Sarebbero state vendute alla società e sarebbero finite nel ciclo produttivo. Nel mirino la centrale Enel di Cerano (Brindisi) e l’Ilva di Taranto. Sequestri per 523 milioni di euro
Ceneri contaminate e pericolose vendute alla Cementir e finite nel ciclo produttivo, quindi nel cemento. È durissima l’accusa della procura di Lecce nei confronti della centrale Enel di Cerano (Brindisi) della Cementir e anche dell’Ilva di Taranto: venivano ceduti al cementificio anche lotti di “loppa d’altoforno”. Nessuno smaltimento speciale come previsto dalla legge ma “riutilizzo“ per la realizzazione di cemento. E così, un costo di produzione diventava un ricavo.
Una tegola che si abbatte sull’apparato produttivo di Taranto e Brindisi già messo sotto accusa da decenni per le emissioni inquinanti. Questa volta si apre un nuovo capitolo frutto di un’indagine nata ben 5 anni fa.
Sono 31 le persone indagate per traffico illecito di rifiuti e attività di gestione di rifiuti non autorizzata. Alle tre società sono contestati anche illeciti amministrativi mentre nei confronti dell’Enel è stato disposto anche il sequestro di depositi, titoli, crediti, immobili per più di 523 milioni di euro. Questo sarebbe infatti l’illecito guadagno dell’Enel dovuto allo smaltimento degli scarti di produzione nel cemento. La procura ha predisposto anche il sequestro della centrale, così come della Cementir stessa e della zona loppa d’altoforno e nastri trasportatori dell’Ilva, ma la produzione non si è fermata: «L’uso è consentito – viene scritto nell’ordinanza – per permettere all’azienda di mettersi in regola».
«I nostri procedimenti sono sempre stati corretti», scrive in una nota l’Enel. «I provvedimenti relativi alla centrale di Enel Produzione riguardano l’uso delle ceneri nell’ambito di processi produttivi secondari», hanno spiegato.
Ma in conferenza stampa il procuratore di Lecce Leonardo Leone de Castri ha rincarato la dose: «Secondo la nostra ricostruzione accusatoria e quello che emerge dalle intercettazioni, i dirigenti Enel sapevano della circostanza» che le ceneri inviate alla Cementir per la produzione di cemento non erano in regola. «Lo sapevano documentalmente – ha aggiunto – anche perchè l’impianto preposto allo stoccaggio delle ceneri pericolose «c’era, e la cosa secondo noi più grave è che non venisse utilizzato. Ovvero, c’era già tutto quanto fosse possibile per far bene la propria attività in sicurezza e questo non è stato fatto. Per Enel la convenienza stava proprio di «eliminare la procedura di eliminazione del rifiuto».
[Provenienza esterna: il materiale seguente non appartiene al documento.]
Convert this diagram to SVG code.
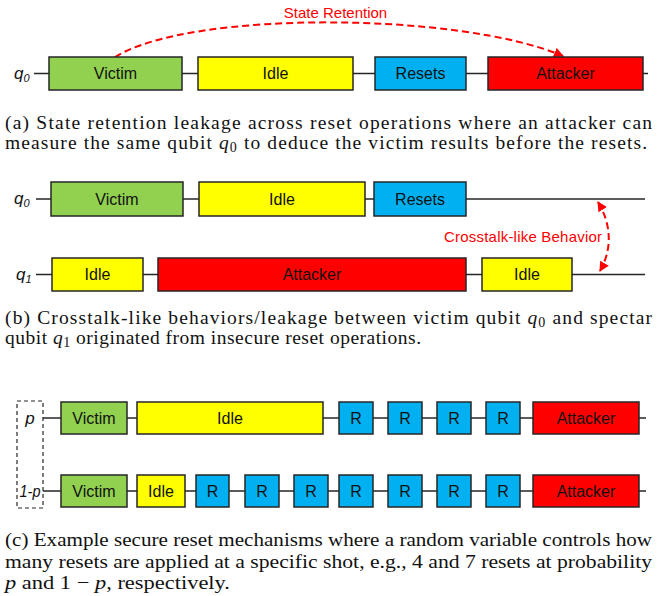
<svg xmlns="http://www.w3.org/2000/svg" width="657" height="596" viewBox="0 0 657 596">
<defs>
<style>
.wire{stroke:#262626;stroke-width:1.6;fill:none}
.box{stroke:#262626;stroke-width:1.5}
.g{fill:#92D050}.y{fill:#FFFF00}.b{fill:#00B0F0}.r{fill:#FF0000}
.lbl{font-family:"Liberation Sans",Arial,sans-serif;font-size:16px;fill:#111;text-anchor:middle}
.q{font-family:"Liberation Sans",Arial,sans-serif;font-size:17px;font-style:italic;fill:#111}
.red{font-family:"Liberation Sans",Arial,sans-serif;font-size:15px;fill:#FF0000}
.dash{stroke:#FF0000;stroke-width:2;stroke-dasharray:7,4;fill:none}
.cap{font-family:"Liberation Serif","Times New Roman",serif;font-size:19.5px;fill:#111}
</style>
<marker id="ah" viewBox="0 0 10 10" refX="9" refY="5" markerWidth="5" markerHeight="5" orient="auto-start-reverse" markerUnits="strokeWidth">
<path d="M0,0 L10,5 L0,10 z" fill="#FF0000"/>
</marker>
</defs>

<!-- connectors -->
<g id="connectors">
<line class="wire" x1="34" y1="73.5" x2="648" y2="73.5"/>
<path class="dash" d="M115,57 C190,10 460,12 563,56" marker-end="url(#ah)"/>
<line class="wire" x1="36" y1="199" x2="645" y2="199"/>
<line class="wire" x1="36" y1="274.5" x2="645" y2="274.5"/>
<path class="dash" d="M598,202 C612,225 612,250 600,271" marker-start="url(#ah)" marker-end="url(#ah)"/>
<line class="wire" x1="43" y1="418" x2="646" y2="418"/>
<line class="wire" x1="43" y1="491" x2="646" y2="491"/>
</g>

<!-- (a) -->
<g id="a-q0"><text class="q" x="14" y="79">q<tspan font-size="11" dy="3">0</tspan></text></g>
<g id="a-victim"><rect class="box g" x="49" y="57" width="133" height="33"/><text class="lbl" x="115.5" y="79">Victim</text></g>
<g id="a-idle"><rect class="box y" x="198" y="57" width="155" height="33"/><text class="lbl" x="275.5" y="79">Idle</text></g>
<g id="a-resets"><rect class="box b" x="375" y="57" width="91" height="33"/><text class="lbl" x="420.5" y="79">Resets</text></g>
<g id="a-attacker"><rect class="box r" x="488" y="57" width="155" height="33"/><text class="lbl" x="565.5" y="79">Attacker</text></g>
<g id="a-label"><text class="red" x="335.5" y="18" text-anchor="middle">State Retention</text></g>
<g id="cap-a">
<text class="cap" x="5" y="129" textLength="647" lengthAdjust="spacing">(a) State retention leakage across reset operations where an attacker can</text>
<text class="cap" x="5" y="149" textLength="642" lengthAdjust="spacing">measure the same qubit <tspan font-style="italic">q</tspan><tspan font-size="14" dy="3">0</tspan><tspan dy="-3"> to deduce the victim results before the resets.</tspan></text>
</g>

<!-- (b) -->
<g id="b-q0"><text class="q" x="14" y="204">q<tspan font-size="11" dy="3">0</tspan></text></g>
<g id="b-q1"><text class="q" x="16" y="280">q<tspan font-size="11" dy="3">1</tspan></text></g>
<g id="b-victim"><rect class="box g" x="51" y="182" width="132" height="34"/><text class="lbl" x="117" y="204.5">Victim</text></g>
<g id="b-idle0"><rect class="box y" x="199" y="182" width="166" height="34"/><text class="lbl" x="282" y="204.5">Idle</text></g>
<g id="b-resets"><rect class="box b" x="374" y="182" width="92" height="34"/><text class="lbl" x="420" y="204.5">Resets</text></g>
<g id="b-idle1"><rect class="box y" x="52" y="258" width="91" height="33"/><text class="lbl" x="97.5" y="280">Idle</text></g>
<g id="b-attacker"><rect class="box r" x="158" y="258" width="308" height="33"/><text class="lbl" x="312" y="280">Attacker</text></g>
<g id="b-idle2"><rect class="box y" x="482" y="258" width="90" height="33"/><text class="lbl" x="527" y="280">Idle</text></g>
<g id="b-label"><text class="red" x="444" y="242" textLength="158">Crosstalk-like Behavior</text></g>
<g id="cap-b">
<text class="cap" x="5" y="324" textLength="647" lengthAdjust="spacing">(b) Crosstalk-like behaviors/leakage between victim qubit <tspan font-style="italic">q</tspan><tspan font-size="14" dy="3">0</tspan><tspan dy="-3"> and spectar</tspan></text>
<text class="cap" x="5" y="344" textLength="416" lengthAdjust="spacing">qubit <tspan font-style="italic">q</tspan><tspan font-size="14" dy="3">1</tspan><tspan dy="-3"> originated from insecure reset operations.</tspan></text>
</g>

<!-- (c) -->
<g id="c-prob">
<rect x="17" y="401" width="26" height="107" fill="#fff" stroke="#262626" stroke-width="1.2" stroke-dasharray="4,3"/>
<text class="q" x="30" y="424" text-anchor="middle">p</text>
<text class="q" x="30" y="497" text-anchor="middle" font-size="15" textLength="21" lengthAdjust="spacingAndGlyphs">1-p</text>
</g>
<g id="c-victim1"><rect class="box g" x="61" y="402" width="66" height="32"/><text class="lbl" x="94" y="424">Victim</text></g>
<g id="c-idle1"><rect class="box y" x="137" y="402" width="186" height="32"/><text class="lbl" x="230" y="424">Idle</text></g>
<g id="c-r1a"><rect class="box b" x="339" y="402" width="34" height="32"/><text class="lbl" x="356" y="424">R</text></g>
<g id="c-r1b"><rect class="box b" x="388" y="402" width="34" height="32"/><text class="lbl" x="405" y="424">R</text></g>
<g id="c-r1c"><rect class="box b" x="437" y="402" width="34" height="32"/><text class="lbl" x="454" y="424">R</text></g>
<g id="c-r1d"><rect class="box b" x="486" y="402" width="34" height="32"/><text class="lbl" x="503" y="424">R</text></g>
<g id="c-att1"><rect class="box r" x="533" y="402" width="106" height="32"/><text class="lbl" x="586" y="424">Attacker</text></g>

<g id="c-victim2"><rect class="box g" x="61" y="475" width="66" height="32"/><text class="lbl" x="94" y="497">Victim</text></g>
<g id="c-idle2"><rect class="box y" x="137" y="475" width="48" height="32"/><text class="lbl" x="161" y="497">Idle</text></g>
<g id="c-r2a"><rect class="box b" x="196" y="475" width="33" height="32"/><text class="lbl" x="212.5" y="497">R</text></g>
<g id="c-r2b"><rect class="box b" x="245" y="475" width="34" height="32"/><text class="lbl" x="262" y="497">R</text></g>
<g id="c-r2c"><rect class="box b" x="294" y="475" width="34" height="32"/><text class="lbl" x="311" y="497">R</text></g>
<g id="c-r2d"><rect class="box b" x="339" y="475" width="34" height="32"/><text class="lbl" x="356" y="497">R</text></g>
<g id="c-r2e"><rect class="box b" x="388" y="475" width="34" height="32"/><text class="lbl" x="405" y="497">R</text></g>
<g id="c-r2f"><rect class="box b" x="437" y="475" width="34" height="32"/><text class="lbl" x="454" y="497">R</text></g>
<g id="c-r2g"><rect class="box b" x="486" y="475" width="34" height="32"/><text class="lbl" x="503" y="497">R</text></g>
<g id="c-att2"><rect class="box r" x="533" y="475" width="106" height="32"/><text class="lbl" x="586" y="497">Attacker</text></g>

<g id="cap-c">
<text class="cap" x="5" y="546" textLength="647" lengthAdjust="spacingAndGlyphs">(c) Example secure reset mechanisms where a random variable controls how</text>
<text class="cap" x="5" y="568" textLength="647" lengthAdjust="spacingAndGlyphs">many resets are applied at a specific shot, e.g., 4 and 7 resets at probability</text>
<text class="cap" x="5" y="589" textLength="225" lengthAdjust="spacingAndGlyphs"><tspan font-style="italic">p</tspan> and 1 − <tspan font-style="italic">p</tspan>, respectively.</text>
</g>
</svg>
L’inchiesta si chiama Araba Fenice, un nome che evoca rinascita dalle proprie ceneri. E proprio come l’essere mitologico, gli scarti della lavorazione della centrale a carbone e dell’acciaieria tornavano a nuova vita. Ma purtroppo l’economia circolare non c’entra: se le ipotesi della procura fossero confermate allora ci troveremmo di fronte a un disastro ambientale. “Nessun danno per la salute”, ha detto il procuratore. Ma ulteriori indagini sapranno dirci se il cemento così prodotto avrà veleni finiti nella filiera dell’edilizia.
Inquietante un passaggio dell’ordinanza: in base alla perizia effettuata da un consulente della Procura, le materie prime acquistate dall’Ilva e utilizzate da Cementir c’erano scarti di scaglie di ghisa, materiale lapideo, profilati ferrosi, pietrisco e loppa di sopravaglio che «ne inficiano la capacità di impiego allo stato tal quale nell’ambito del ciclo produttivo del cemento». Con quali conseguenze per quel cemento prodotto? E dove è finito quel materiale? Potrebbero emergere problemi di sicurezza? La Commissione bicamerale d’inchiesta sul ciclo di rifiuti promette nuove indagini mentre l’utilizzo delle scorie delle attività industriali nei cementifici così come previsto da una legge del 2015, è contestato da tempo, dai Verdi come dal MoVimento 5 Stelle. In particolare la norma che prevede l’utilizzo delle scorie di acciaieria dell’Ilva di Taranto sotto le strade, nelle massicciate ferroviarie e nei recuperi ambientali senza effettuare test su inquinanti. «Grazie a questa norma – denuncia il coordinatore dei Verdi Angelo Bonelli – molti processi sono a rischio e molte indagini possono essere indebolite».